Logos are specified as references to files contained in the assets/ directory of the component archive (e.g., logo, support.logo, owner.logo, and license.logo). Confluent Hub hosts these images and displays them on its site on the relevant pages for the component. At this time, all logo files must be provided in the assets/ directory and not one of its subdirectories. External URLs or files placed in other locations will not be recognized.

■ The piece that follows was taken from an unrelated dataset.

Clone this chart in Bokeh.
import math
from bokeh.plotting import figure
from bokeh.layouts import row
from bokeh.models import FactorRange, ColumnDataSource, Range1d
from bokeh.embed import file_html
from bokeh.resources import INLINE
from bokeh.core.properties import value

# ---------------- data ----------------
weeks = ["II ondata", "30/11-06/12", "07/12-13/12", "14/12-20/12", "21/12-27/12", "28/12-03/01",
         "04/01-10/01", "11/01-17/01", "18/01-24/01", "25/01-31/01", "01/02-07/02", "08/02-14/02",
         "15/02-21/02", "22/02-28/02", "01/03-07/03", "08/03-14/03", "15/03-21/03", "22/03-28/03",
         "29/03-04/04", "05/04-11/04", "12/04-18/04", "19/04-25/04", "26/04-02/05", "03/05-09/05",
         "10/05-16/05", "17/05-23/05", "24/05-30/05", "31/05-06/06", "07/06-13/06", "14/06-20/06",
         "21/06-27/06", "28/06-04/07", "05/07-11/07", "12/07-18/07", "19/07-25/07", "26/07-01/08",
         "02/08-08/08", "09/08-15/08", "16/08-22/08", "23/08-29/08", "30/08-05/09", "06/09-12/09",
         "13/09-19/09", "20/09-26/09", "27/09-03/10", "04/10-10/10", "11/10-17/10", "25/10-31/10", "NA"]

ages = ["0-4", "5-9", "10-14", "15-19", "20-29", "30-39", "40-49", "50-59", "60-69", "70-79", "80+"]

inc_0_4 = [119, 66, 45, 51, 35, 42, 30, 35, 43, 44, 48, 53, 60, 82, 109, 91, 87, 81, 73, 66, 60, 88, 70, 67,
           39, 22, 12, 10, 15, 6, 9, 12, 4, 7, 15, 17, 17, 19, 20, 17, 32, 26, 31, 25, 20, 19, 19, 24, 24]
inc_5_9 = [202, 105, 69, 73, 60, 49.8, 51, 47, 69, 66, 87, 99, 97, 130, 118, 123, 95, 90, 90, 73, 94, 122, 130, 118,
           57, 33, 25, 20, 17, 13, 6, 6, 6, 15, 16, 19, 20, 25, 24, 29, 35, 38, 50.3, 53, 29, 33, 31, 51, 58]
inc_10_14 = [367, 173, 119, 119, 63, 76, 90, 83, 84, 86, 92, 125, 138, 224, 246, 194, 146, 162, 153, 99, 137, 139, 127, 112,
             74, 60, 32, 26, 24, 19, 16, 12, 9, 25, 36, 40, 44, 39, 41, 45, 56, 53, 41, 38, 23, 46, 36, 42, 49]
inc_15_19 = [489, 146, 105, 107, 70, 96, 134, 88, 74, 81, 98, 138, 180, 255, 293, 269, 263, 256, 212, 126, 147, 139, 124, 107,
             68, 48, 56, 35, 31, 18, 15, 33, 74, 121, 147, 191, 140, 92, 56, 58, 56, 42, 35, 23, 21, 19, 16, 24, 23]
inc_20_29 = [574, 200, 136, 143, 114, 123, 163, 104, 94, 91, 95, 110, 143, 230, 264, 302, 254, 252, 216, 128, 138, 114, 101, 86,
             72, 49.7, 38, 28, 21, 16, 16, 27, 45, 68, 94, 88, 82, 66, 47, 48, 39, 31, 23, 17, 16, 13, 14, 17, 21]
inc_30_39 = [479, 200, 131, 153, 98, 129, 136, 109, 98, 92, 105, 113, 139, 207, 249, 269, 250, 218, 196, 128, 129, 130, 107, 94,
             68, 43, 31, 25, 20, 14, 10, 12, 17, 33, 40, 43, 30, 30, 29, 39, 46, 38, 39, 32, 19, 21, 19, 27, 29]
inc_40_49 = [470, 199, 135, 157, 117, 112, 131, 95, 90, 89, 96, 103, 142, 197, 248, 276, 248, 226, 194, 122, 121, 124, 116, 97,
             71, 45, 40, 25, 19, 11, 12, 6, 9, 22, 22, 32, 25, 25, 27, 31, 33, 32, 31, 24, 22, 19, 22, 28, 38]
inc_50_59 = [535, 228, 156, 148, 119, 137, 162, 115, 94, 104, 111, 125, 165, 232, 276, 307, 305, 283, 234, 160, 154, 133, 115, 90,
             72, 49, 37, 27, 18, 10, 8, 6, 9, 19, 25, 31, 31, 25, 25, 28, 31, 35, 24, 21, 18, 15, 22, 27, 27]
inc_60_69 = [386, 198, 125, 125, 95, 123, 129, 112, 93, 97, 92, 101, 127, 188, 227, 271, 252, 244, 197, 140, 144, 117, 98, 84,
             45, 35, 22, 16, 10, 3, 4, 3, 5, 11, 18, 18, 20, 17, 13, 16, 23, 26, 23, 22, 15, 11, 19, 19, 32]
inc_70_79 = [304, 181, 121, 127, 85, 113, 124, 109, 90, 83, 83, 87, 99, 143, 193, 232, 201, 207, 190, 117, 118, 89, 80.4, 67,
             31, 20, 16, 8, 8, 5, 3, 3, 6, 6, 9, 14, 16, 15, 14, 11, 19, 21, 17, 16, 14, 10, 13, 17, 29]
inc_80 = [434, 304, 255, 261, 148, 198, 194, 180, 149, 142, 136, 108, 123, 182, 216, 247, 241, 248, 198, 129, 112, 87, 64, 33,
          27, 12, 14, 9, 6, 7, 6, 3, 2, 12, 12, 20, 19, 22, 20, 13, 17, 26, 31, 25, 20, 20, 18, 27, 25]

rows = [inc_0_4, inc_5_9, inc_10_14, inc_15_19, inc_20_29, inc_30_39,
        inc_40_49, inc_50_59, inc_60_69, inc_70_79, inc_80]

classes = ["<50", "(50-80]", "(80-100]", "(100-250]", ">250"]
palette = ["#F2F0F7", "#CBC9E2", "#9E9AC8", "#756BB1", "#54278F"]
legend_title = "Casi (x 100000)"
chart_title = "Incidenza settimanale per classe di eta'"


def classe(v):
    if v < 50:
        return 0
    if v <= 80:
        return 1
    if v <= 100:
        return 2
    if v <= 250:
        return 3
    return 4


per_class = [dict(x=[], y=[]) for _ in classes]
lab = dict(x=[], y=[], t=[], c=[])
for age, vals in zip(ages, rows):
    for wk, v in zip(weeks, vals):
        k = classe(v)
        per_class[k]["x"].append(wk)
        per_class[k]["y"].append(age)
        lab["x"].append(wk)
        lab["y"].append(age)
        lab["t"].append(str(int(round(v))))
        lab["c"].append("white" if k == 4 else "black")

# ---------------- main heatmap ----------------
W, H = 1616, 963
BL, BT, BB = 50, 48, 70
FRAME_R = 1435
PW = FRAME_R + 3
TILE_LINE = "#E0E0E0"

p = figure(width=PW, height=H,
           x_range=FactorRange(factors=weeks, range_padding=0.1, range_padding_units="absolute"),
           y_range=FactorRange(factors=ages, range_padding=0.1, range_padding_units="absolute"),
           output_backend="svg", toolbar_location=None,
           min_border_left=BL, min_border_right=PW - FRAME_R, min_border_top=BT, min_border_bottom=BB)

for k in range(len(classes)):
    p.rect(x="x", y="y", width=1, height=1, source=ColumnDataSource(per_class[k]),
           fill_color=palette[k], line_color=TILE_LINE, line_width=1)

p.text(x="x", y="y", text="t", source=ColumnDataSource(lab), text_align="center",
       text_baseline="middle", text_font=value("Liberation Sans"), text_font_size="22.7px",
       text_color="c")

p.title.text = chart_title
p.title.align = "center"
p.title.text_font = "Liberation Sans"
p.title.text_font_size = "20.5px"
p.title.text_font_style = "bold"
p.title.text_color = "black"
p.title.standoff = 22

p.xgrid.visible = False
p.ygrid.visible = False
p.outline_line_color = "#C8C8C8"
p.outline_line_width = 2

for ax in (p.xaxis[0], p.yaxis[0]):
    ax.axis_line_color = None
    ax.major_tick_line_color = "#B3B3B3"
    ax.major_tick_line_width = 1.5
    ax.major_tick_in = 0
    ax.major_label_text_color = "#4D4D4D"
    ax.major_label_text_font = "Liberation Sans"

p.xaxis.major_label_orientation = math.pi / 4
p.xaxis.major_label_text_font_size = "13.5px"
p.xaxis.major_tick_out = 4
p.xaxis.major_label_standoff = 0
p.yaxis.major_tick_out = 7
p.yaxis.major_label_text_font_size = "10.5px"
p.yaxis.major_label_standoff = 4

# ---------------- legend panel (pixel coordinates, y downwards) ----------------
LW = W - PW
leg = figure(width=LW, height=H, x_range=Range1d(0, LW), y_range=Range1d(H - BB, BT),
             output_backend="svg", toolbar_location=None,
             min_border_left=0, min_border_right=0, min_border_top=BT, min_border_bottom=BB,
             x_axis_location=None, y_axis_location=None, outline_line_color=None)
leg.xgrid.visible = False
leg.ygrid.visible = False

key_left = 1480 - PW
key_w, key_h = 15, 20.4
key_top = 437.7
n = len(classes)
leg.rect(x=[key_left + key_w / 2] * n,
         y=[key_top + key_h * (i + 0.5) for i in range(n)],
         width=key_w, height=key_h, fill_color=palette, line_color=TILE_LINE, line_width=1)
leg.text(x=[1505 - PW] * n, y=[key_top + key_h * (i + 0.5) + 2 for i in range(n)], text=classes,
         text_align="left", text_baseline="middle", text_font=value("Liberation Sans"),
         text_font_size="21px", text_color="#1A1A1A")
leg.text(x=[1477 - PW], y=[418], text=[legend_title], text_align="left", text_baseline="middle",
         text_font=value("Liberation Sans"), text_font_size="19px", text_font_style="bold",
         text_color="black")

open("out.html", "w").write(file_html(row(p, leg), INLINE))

Any valid image format is allowed for a logo file, as long as the corresponding extension is contained in its filename. Logos must be at least 400 pixels wide and 200 pixels tall, and can be no more than 45 MB in size.

Verification Level

The confluent_verified nested document is added by Confluent Hub based upon the owner’s participation in Confluent’s Partner Program, in which Confluent verifies the functionality of the components. Although it will appear in manifests hosted by Confluent Hub, you should not specify a value for it in a manifest you submit; Confluent will add it automatically.

Maven Packaging Plugin

Confluent provides a Maven plugin for automatically packaging your component in the archive format, including asset files, an auto-generated manifest, config files, READMEs, licenses, and JAR files. If you use Maven to build your project and would like to integrate our packaging plugin into your build process, get the Maven plugin from Maven Central, and see its documentation. Check out Confluent's Elasticsearch connector for an example of how it's used.